If these numbers hold up in real-world use, iOS 27 could be one of the fastest updates Apple has shipped in years.

Liquid Glass Gets Dialed Back

Not everyone loved Apple’s Liquid Glass redesign.

Some users praised the futuristic appearance.

Others complained that transparency effects sometimes hurt readability.

Apple appears to have listened.

WWDC 2026 introduced new controls that allow users to reduce or increase the intensity of Liquid Glass effects throughout the operating system.

It’s not a complete redesign, but it’s a practical compromise.

Shortcuts Becomes Much Easier to Use

Shortcuts has always been powerful.

It has also been intimidating.

Apple is now using AI to change that.

Instead of building automations manually, users can simply describe what they want to happen in plain language.

For example, a user could type:

“Create a shortcut that saves screenshots to a folder and sends them to Notes.”

The AI handles the setup.

This could dramatically expand the number of people who actually use Shortcuts.

New Parental Controls Put Families in Charge

Parents are getting more tools to manage children’s devices.

Apple introduced controls for:

  • Phone calls
  • Apps
  • Websites
  • Purchases
  • Browsing activity

For younger users, safety features such as Ask to Browse and Ask to Buy will be enabled by default.

Apple’s goal is to make family device management easier while giving parents more flexibility as children grow older.

Health App Adds Menopause Support

One of the more surprising announcements came from the Health app.

Apple is expanding Cycle Tracking with support for perimenopause and menopause insights.

The feature is designed to help users better understand symptoms, patterns, and health changes over time.

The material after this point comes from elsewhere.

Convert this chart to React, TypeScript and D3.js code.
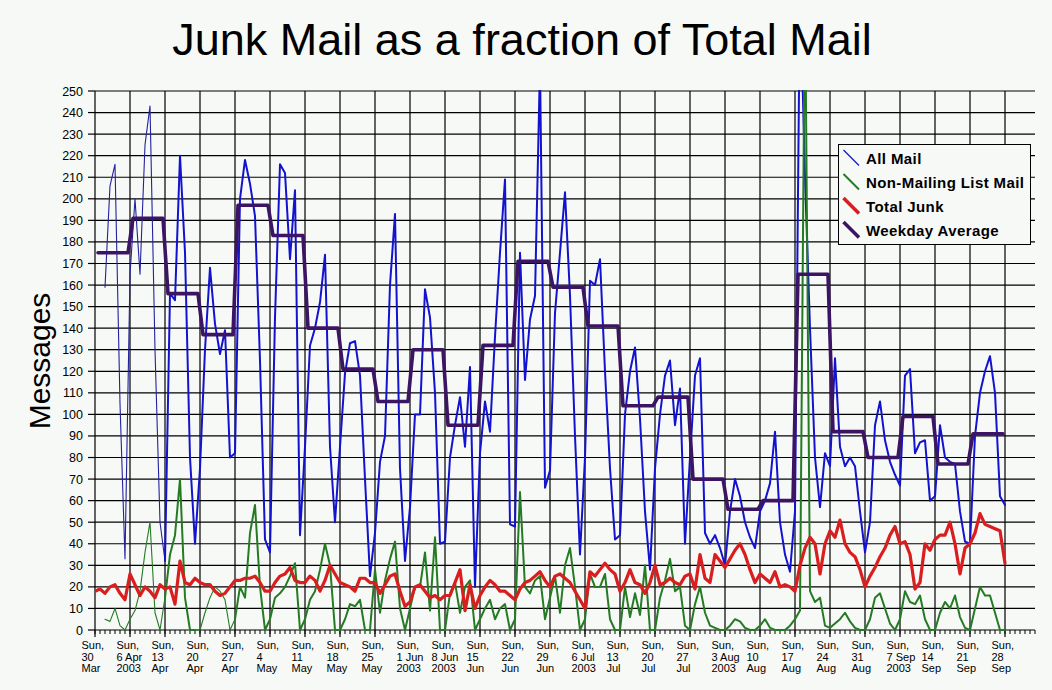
import React from 'react';
import * as d3 from 'd3';

// Daily values, day 0 = Sun 30 Mar 2003
const allMail: (number | null)[] = [
  null, null, 159, 206, 216, 105, 33, 165, 200, 165,
  225, 243, 130, 50, 32, 156, 153, 220, 175, 80,
  40, 75, 130, 168, 142, 128, 139, 80, 82, 200,
  218, 207, 192, 125, 42, 36, 145, 216, 212, 172,
  204, 44, 85, 132, 140, 152, 174, 85, 50, 85,
  119, 133, 134, 118, 70, 25, 45, 78, 90, 160,
  193, 75, 32, 57, 100, 100, 158, 145, 110, 40,
  41, 80, 95, 108, 85, 122, 20, 82, 106, 92,
  136, 175, 209, 49, 48, 175, 116, 144, 155, 262,
  66, 74, 147, 175, 203, 155, 90, 35, 80, 162,
  160, 172, 120, 75, 42, 44, 100, 120, 131, 98,
  55, 28, 75, 100, 118, 125, 95, 112, 40, 80,
  118, 126, 45, 40, 44, 38, 30, 55, 70, 62,
  50, 43, 38, 55, 60, 68, 92, 50, 35, 27,
  55, 300, 210, 140, 80, 57, 82, 76, 126, 85,
  76, 80, 76, 55, 36, 50, 95, 106, 88, 78,
  72, 67, 118, 121, 82, 87, 88, 60, 62, 95,
  80, 78, 77, 55, 41, 40, 90, 110, 120, 127,
  110, 62, 58,
];

const nonMailingListMail: (number | null)[] = [
  null, null, 5, 4, 10, 2, 0, 5, 9, 18,
  36, 50, 8, 0, 15, 35, 44, 70, 15, 0,
  0, 0, 8, 15, 20, 18, 14, 0, 5, 20,
  15, 45, 58, 20, 0, 5, 15, 17, 20, 25,
  31, 0, 5, 14, 18, 28, 40, 30, 0, 0,
  5, 12, 11, 14, 0, 0, 28, 8, 23, 33,
  41, 10, 0, 10, 20, 20, 36, 9, 43, 0,
  0, 17, 22, 8, 20, 23, 0, 5, 10, 14,
  5, 10, 12, 0, 5, 64, 20, 17, 23, 25,
  5, 15, 25, 8, 30, 38, 20, 0, 5, 26,
  20, 20, 26, 5, 0, 0, 20, 6, 17, 7,
  30, 0, 0, 15, 23, 33, 18, 20, 2, 0,
  12, 20, 8, 2, 1, 0, 0, 2, 5, 4,
  1, 0, 0, 2, 5, 1, 0, 0, 0, 2,
  5, 9, 300, 18, 13, 15, 2, 1, 3, 5,
  8, 4, 1, 0, 0, 5, 15, 17, 10, 3,
  0, 5, 18, 13, 12, 16, 5, 0, 0, 8,
  13, 10, 16, 6, 1, 0, 10, 20, 16, 16,
  8, 0, 0,
];

const totalJunk: number[] = [
  18, 19, 17, 20, 21, 17, 14, 26, 21, 16,
  20, 18, 15, 21, 19, 20, 12, 32, 22, 21,
  24, 22, 21, 21, 18, 16, 17, 20, 23, 23,
  24, 24, 25, 22, 18, 18, 22, 25, 26, 29,
  23, 22, 22, 25, 23, 18, 23, 30, 26, 22,
  21, 20, 18, 24, 24, 22, 22, 17, 21, 25,
  26, 18, 11, 13, 20, 21, 18, 15, 16, 14,
  16, 16, 22, 28, 9, 21, 10, 16, 20, 23,
  21, 18, 18, 16, 14, 19, 22, 23, 25, 27,
  23, 20, 25, 26, 24, 22, 18, 14, 10, 27,
  25, 28, 31, 28, 26, 18, 22, 28, 22, 21,
  17, 22, 30, 21, 22, 24, 22, 21, 25, 26,
  19, 35, 24, 22, 35, 32, 29, 33, 37, 40,
  35, 28, 22, 26, 24, 22, 27, 20, 21, 20,
  18, 30, 38, 43, 40, 26, 40, 46, 43, 51,
  40, 36, 34, 28, 20, 25, 29, 34, 38, 44,
  48, 40, 41, 35, 19, 22, 40, 37, 42, 44,
  44, 50, 40, 26, 38, 40, 45, 54, 49, 48,
  47, 46, 31,
];

// One value per week (Sunday to Saturday)
const weekdayAverage: number[] = [
  175, 191, 156, 137, 197, 183, 140, 121, 106, 130,
  95, 132, 171, 159, 141, 104, 108, 70, 56, 60,
  165, 92, 80, 99, 77, 91,
];

const tickLine1: string[] = Array(27).fill('Sun,');
const tickLine2: string[] = [
  '30', '6 Apr', '13', '20', '27', '4', '11', '18', '25', '1 Jun',
  '8 Jun', '15', '22', '29', '6 Jul', '13', '20', '27', '3 Aug', '10',
  '17', '24', '31', '7 Sep', '14', '21', '28',
];
const tickLine3: string[] = [
  'Mar', '2003', 'Apr', 'Apr', 'Apr', 'May', 'May', 'May', 'May', '2003',
  '2003', 'Jun', 'Jun', 'Jun', '2003', 'Jul', 'Jul', 'Jul', '2003', 'Aug',
  'Aug', 'Aug', 'Aug', '2003', 'Sep', 'Sep', 'Sep',
];
const yTickValues: number[] = d3.range(0, 251, 10);
const legendLabels: string[] = ['All Mail', 'Non-Mailing List Mail', 'Total Junk', 'Weekday Average'];

const W = 1052;
const H = 690;
const FONT = '"Liberation Sans", Arial, Helvetica, sans-serif';
const BG = '#f7f9f6';

const BLUE = '#1313cf';
const BLUE_THIN = '#22229e';
const GREEN = '#247b24';
const RED = '#d81e1e';
const PURPLE = '#3c1464';

export default function App() {
  const x = d3.scaleLinear().domain([0, 188]).range([95, 1035]);
  const y = d3.scaleLinear().domain([0, 250]).range([630, 91]);
  const top = y(250);
  const bottom = y(0);
  const left = x(0);
  const right = x(188);

  type P = [number, number | null];
  const line = d3
    .line<P>()
    .defined((d) => d[1] != null)
    .x((d) => x(d[0]))
    .y((d) => y(d[1] as number));

  const pts = (arr: (number | null)[]): P[] => arr.map((v, i) => [i, v]);
  const seg = (arr: (number | null)[], a: number, b: number) =>
    line(pts(arr).slice(a, b + 1)) || '';

  const weekPts: P[] = weekdayAverage.flatMap((v, k) => [
    [7 * k + 0.6, v] as P,
    [7 * k + 6.6, v] as P,
  ]);

  const weeks = d3.range(0, 27);
  const days = d3.range(0, 189);

  const blueSegs: [number, number, number, string][] = [
    [2, 14, 1.1, BLUE_THIN],
    [14, 182, 2, BLUE],
  ];
  const greenSegs: [number, number, number][] = [
    [2, 14, 1.1],
    [14, 20, 2],
    [20, 28, 1.1],
    [28, 182, 2],
  ];

  const legendColors = [BLUE, GREEN, RED, PURPLE];
  const legendWidths = [1.2, 2, 3.5, 3.5];

  return (
    <svg
      width={W}
      height={H}
      style={{ position: 'absolute', left: 0, top: 0, display: 'block' }}
      fontFamily={FONT}
    >
      <defs>
        <clipPath id="plotClip">
          <rect x={left} y={top - 1} width={right - left} height={bottom - top + 2} />
        </clipPath>
      </defs>
      <rect x={0} y={0} width={W} height={H} fill={BG} />

      <text x={522} y={55} textAnchor="middle" fontSize={45} fill="#000">
        Junk Mail as a fraction of Total Mail
      </text>

      <text
        transform={`translate(50, 361) rotate(-90)`}
        textAnchor="middle"
        fontSize={30}
        fill="#000"
      >
        Messages
      </text>

      {/* horizontal grid */}
      {yTickValues.map((v) => (
        <g key={'h' + v}>
          <line x1={left} x2={right} y1={y(v)} y2={y(v)} stroke="#000" strokeWidth={1.2} />
          <line x1={left - 7} x2={left} y1={y(v)} y2={y(v)} stroke="#000" strokeWidth={1.2} />
          <text x={83} y={y(v) + 4.5} textAnchor="end" fontSize={12.5} fill="#000">
            {v}
          </text>
        </g>
      ))}

      {/* vertical week grid */}
      {weeks.map((k) => (
        <line
          key={'v' + k}
          x1={x(7 * k)}
          x2={x(7 * k)}
          y1={top}
          y2={bottom + 7}
          stroke="#000"
          strokeWidth={1.2}
        />
      ))}

      {/* daily minor ticks */}
      {days.map((d) => (
        <line key={'t' + d} x1={x(d)} x2={x(d)} y1={bottom} y2={bottom + 4} stroke="#000" strokeWidth={1} />
      ))}

      {/* x labels */}
      {weeks.map((k) => {
        const lx = x(7 * k) - 13.5;
        return (
          <text key={'l' + k} fontSize={11} fill="#000">
            <tspan x={lx} y={649}>{tickLine1[k]}</tspan>
            <tspan x={lx} y={660.5}>{tickLine2[k]}</tspan>
            <tspan x={lx} y={672}>{tickLine3[k]}</tspan>
          </text>
        );
      })}

      <g clipPath="url(#plotClip)" fill="none" strokeLinejoin="round" strokeLinecap="round">
        {blueSegs.map(([a, b, w, c], i) => (
          <path key={'b' + i} d={seg(allMail, a, b)} stroke={c} strokeWidth={w} />
        ))}
        {greenSegs.map(([a, b, w], i) => (
          <path key={'g' + i} d={seg(nonMailingListMail, a, b)} stroke={GREEN} strokeWidth={w} />
        ))}
        <path d={line(pts(totalJunk)) || ''} stroke={RED} strokeWidth={3.2} />
        <path d={line(weekPts) || ''} stroke={PURPLE} strokeWidth={3.6} />
      </g>

      {/* legend */}
      <g>
        <rect x={838.5} y={144.5} width={192} height={100} fill={BG} stroke="#000" strokeWidth={1} />
        {legendLabels.map((lab, i) => (
          <g key={lab}>
            <line
              x1={843.5}
              y1={150 + 24 * i}
              x2={859}
              y2={165.5 + 24 * i}
              stroke={legendColors[i]}
              strokeWidth={legendWidths[i]}
            />
            <text x={866} y={164 + 24 * i} fontSize={15} fontWeight="bold" letterSpacing={0.4} fill="#000">
              {lab}
            </text>
          </g>
        ))}
      </g>
    </svg>
  );
}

It’s another sign that Apple continues to invest heavily in health-related software features alongside its AI ambitions.

Tim Cook’s Final WWDC

The event closed with an emotional farewell from Tim Cook.

After more than a decade leading Apple, Cook used his final WWDC keynote to reflect on the company’s mission and thank developers for helping shape the Apple ecosystem.

His message was simple:

The best products are still ahead.

Whether WWDC 2026 ultimately becomes remembered for Siri AI, Apple Intelligence, or the end of the Tim Cook era remains to be seen.

But one thing is certain.

This was one of Apple’s most important software events in years.